JNF said...
Djin, what if the man has a pacemaker or a hip replacement or some other condition that prevents a MRI? If the docs you know say absolutely no, then that man could see my urologist who says that if the other indicators are present would say while we prefer an MRI first, under these circumstances we will do the biopsy without the MRI.
....
It wasn't long ago that many insurers denied an MRI unless there has been a negative biopsy. Over a 25-year period--with BPH and a slowly rising PSA--I had 9 biopsies (10 if you count the exam done on the tissue removed for my TURP) and not a single MRI. The chances of one biopsy finding existing cancer may be about
2 in 3; however, the chances of repeat biopsies finding existing cancer fast approach 99%. Nowadays, the best option, statistically speaking, is an MRI + biopsy.

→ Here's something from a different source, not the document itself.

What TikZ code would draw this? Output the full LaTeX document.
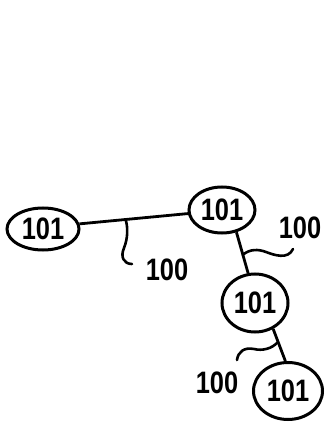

The biopsy that found my cancer did so without an MRI at a time when my cancer burden was only 5% of my prostate tissue. Thanks to early diagnosis, I had a pT2 outcome with negative margins after surgery even with G (4+5). Investigative vigilance (MRIs and biopsies) is what counts; procrastination doesn't. If the uro and patient agree on an MRI, that's fine. But if the uro suspects PCa in a biopsy-naive man, then a negative MRI should be followed up with a biopsy. And if an MRI isn't an option for whatever reason, denying a biopsy sounds unethical.